C. Keith Villanueva, 27Lead Bartender, Sazerac at Hotel Monaco
This French and literature major takes a cerebral approach when it comes to describing how he crafts his perfect drink. Although he spends much of his free time reading and playing his guitar, what really drives his passion is the story behind the spirit – learning about distillation processes and how to take any sort of flavor and put it into liquid form. The Hotel Monaco is looking to reinvent the Southern-focused Sazerac over the coming year, and guests can look to the soft-spoken Villanueva to build a strong bar program with cocktails representing himself and each of his bartenders' personalities.
Chris Weber, 29Chef/Director, The Herbfarm
Weber received the French Laundry cookbook as a birthday gift when he was 18 and it changed his life. He realized that if he was going to become a cook, he wanted to do it right. It’s why his office is filled with notebooks detailing menu ideas, recipes and ingredients by season and everything he’s served at his weekly theme dinners over the past nine years at Woodinville’s Herbfarm. “Doesn’t have anything to do with press – it’s all about trying to be better at what you do,” he says. When he’s not in the kitchen, you’ll find Weber working at the restaurant’s five-acre farm, tending to the food that eventually ends up on Herbfarm plates.
Shattuck Wildaner, 26Lead Server/Bartender, Altura/Herb & Bitter
Whether it's behind the bar or at your table, Wildaner is the man to quiz about cooking techniques, obscure liqueurs and ingredients. He’s a guy who practiced secretly at home in order to begin making cocktails the day he turned 21, reading books on bartending and falling in love with the polarizing flavors of amaro. He now has near encyclopedic knowledge, which he hopes to use to make spirits or bitters of his own one day. At the swanky tasting menu-focused Altura he’s just as focused, able to reel off a carefully worded spiel detailing complicated preparations at the drop of a hat.

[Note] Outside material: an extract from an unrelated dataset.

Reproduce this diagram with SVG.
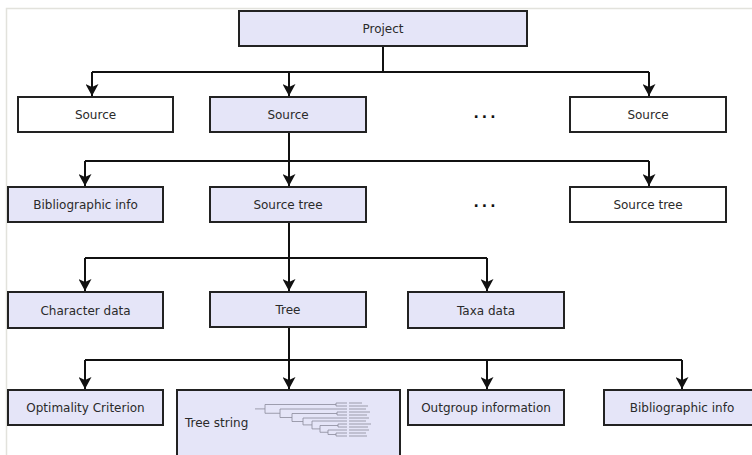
<svg xmlns="http://www.w3.org/2000/svg" width="752" height="455" viewBox="0 0 752 455">
  <style>
    .box { stroke: #222; stroke-width: 2; }
    .lav { fill: #e5e5f8; }
    .wht { fill: #ffffff; }
    .lbl { font-family: "DejaVu Sans", "Liberation Sans", sans-serif; font-size: 12px; fill: #2a2a2a; text-anchor: middle; }
    .dots { font-family: "DejaVu Sans", "Liberation Sans", sans-serif; font-size: 14px; font-weight: bold; fill: #111; text-anchor: middle; letter-spacing: 3px; }
    .edge { fill: none; stroke: #111; stroke-width: 2; }
    .arr { marker-end: url(#ah); }
    .tr { fill: none; stroke: #8a8a9a; stroke-width: 0.8; }
    .tl { fill: none; stroke: #b4b4c4; stroke-width: 1.6; }
  </style>
  <defs>
    <marker id="ah" viewBox="0 0 13 13" refX="12" refY="6.5" markerWidth="13" markerHeight="13" markerUnits="userSpaceOnUse" orient="auto">
      <path d="M0,0 L12,6.5 L0,13 L3,6.5 Z" fill="#111"/>
    </marker>
  </defs>
  <rect width="752" height="455" fill="#ffffff"/>
  <path d="M6.5,455 V8.5 H752" fill="none" stroke="#e2e2dc" stroke-width="1.5"/>

  <g id="connectors">
    <path class="edge" d="M383,46 V72 M92,72 H649"/>
    <path class="edge arr" d="M92,72 V96"/>
    <path class="edge arr" d="M289,72 V96"/>
    <path class="edge arr" d="M649,72 V96"/>
    <path class="edge" d="M289,132 V161 M85,161 H649"/>
    <path class="edge arr" d="M85,161 V186"/>
    <path class="edge arr" d="M289,161 V186"/>
    <path class="edge arr" d="M649,161 V186"/>
    <path class="edge" d="M289,222 V258 M85,258 H487"/>
    <path class="edge arr" d="M85,258 V291"/>
    <path class="edge arr" d="M289,258 V291"/>
    <path class="edge arr" d="M487,258 V291"/>
    <path class="edge" d="M289,327 V360 M85,360 H682"/>
    <path class="edge arr" d="M85,360 V389"/>
    <path class="edge arr" d="M289,360 V389"/>
    <path class="edge arr" d="M487,360 V389"/>
    <path class="edge arr" d="M682,360 V389"/>
  </g>

  <g id="project"><rect class="box lav" x="239" y="11" width="288" height="35"/><text class="lbl" x="383" y="33">Project</text></g>
  <g id="source1"><rect class="box wht" x="18" y="97" width="155" height="35"/><text class="lbl" x="95.5" y="119">Source</text></g>
  <g id="source2"><rect class="box lav" x="210" y="97" width="156" height="35"/><text class="lbl" x="288" y="119">Source</text></g>
  <g id="dots1"><text class="dots" x="486" y="118">...</text></g>
  <g id="source3"><rect class="box wht" x="570" y="97" width="156" height="35"/><text class="lbl" x="648" y="119">Source</text></g>

  <g id="biblio1"><rect class="box lav" x="8" y="187" width="155" height="35"/><text class="lbl" x="85.5" y="209">Bibliographic info</text></g>
  <g id="sourcetree1"><rect class="box lav" x="210" y="187" width="156" height="35"/><text class="lbl" x="288" y="209">Source tree</text></g>
  <g id="dots2"><text class="dots" x="486" y="207">...</text></g>
  <g id="sourcetree2"><rect class="box wht" x="570" y="187" width="156" height="35"/><text class="lbl" x="648" y="209">Source tree</text></g>

  <g id="chardata"><rect class="box lav" x="8" y="292" width="155" height="36"/><text class="lbl" x="85.5" y="315">Character data</text></g>
  <g id="tree"><rect class="box lav" x="210" y="292" width="156" height="35"/><text class="lbl" x="288" y="314">Tree</text></g>
  <g id="taxadata"><rect class="box lav" x="408" y="292" width="156" height="36"/><text class="lbl" x="486" y="315">Taxa data</text></g>

  <g id="optimality"><rect class="box lav" x="8" y="390" width="155" height="35"/><text class="lbl" x="85.5" y="412">Optimality Criterion</text></g>
  <g id="treestring">
    <rect class="box lav" x="177" y="390" width="223" height="80"/>
    <text class="lbl" x="185" y="427" style="text-anchor:start">Tree string</text>
    <path class="tr" d="M255,408.9 H265 M265,404.5 V413.25 M265,404.5 H336 M265,413.25 H280
      M336,403 V406 M336,403 H347 M336,406 H347
      M280,409 V417.5 M280,409 H347 M280,417.5 H292
      M292,413.5 V421.5 M292,413.5 H337 M292,421.5 H303
      M337,412 V415 M337,412 H347 M337,415 H347
      M303,418 V424.9 M303,418 H347 M303,424.9 H312
      M312,421 V428.9 M312,421 H347 M312,428.9 H320
      M320,425.5 V432.25 M320,425.5 H338 M320,432.25 H328
      M338,424 V427 M338,424 H347 M338,427 H347
      M328,430 V434.5 M328,430 H347 M328,434.5 H336
      M336,433 V436 M336,433 H347 M336,436 H347"/>
    <path class="tl" d="M349,403 H362 M349,406 H368 M349,409 H366 M349,412 H370 M349,415 H367 M349,418 H369 M349,421 H366 M349,424 H371 M349,427 H368 M349,430 H369 M349,433 H366 M349,436 H367"/>
  </g>
  <g id="outgroup"><rect class="box lav" x="408" y="390" width="156" height="35"/><text class="lbl" x="486" y="412">Outgroup information</text></g>
  <g id="biblio2"><rect class="box lav" x="604" y="390" width="156" height="35"/><text class="lbl" x="682" y="412">Bibliographic info</text></g>
</svg>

Kyle Wisner, 26Co-Kitchen Manager, The London Plane
Wisner has been with The London Plane since it first opened in 2013, shaping the Pioneer Square eatery as the place to go for seasonal Pacific Northwest cuisine crafted with style and precision; from the sourdough bread and its hazelnut butter toast down to the whey he uses to braise lamb. As one of two kitchen managers, Wisner focuses on the food experience, writing the menu, testing recipes and making dishes like perfectly cooked black beans and pork shoulder look effortless. “I gravitate toward simple, approachable food because it connects people,” he says. He hopes to take his approach and teach through public classes held in the sunny kitchen.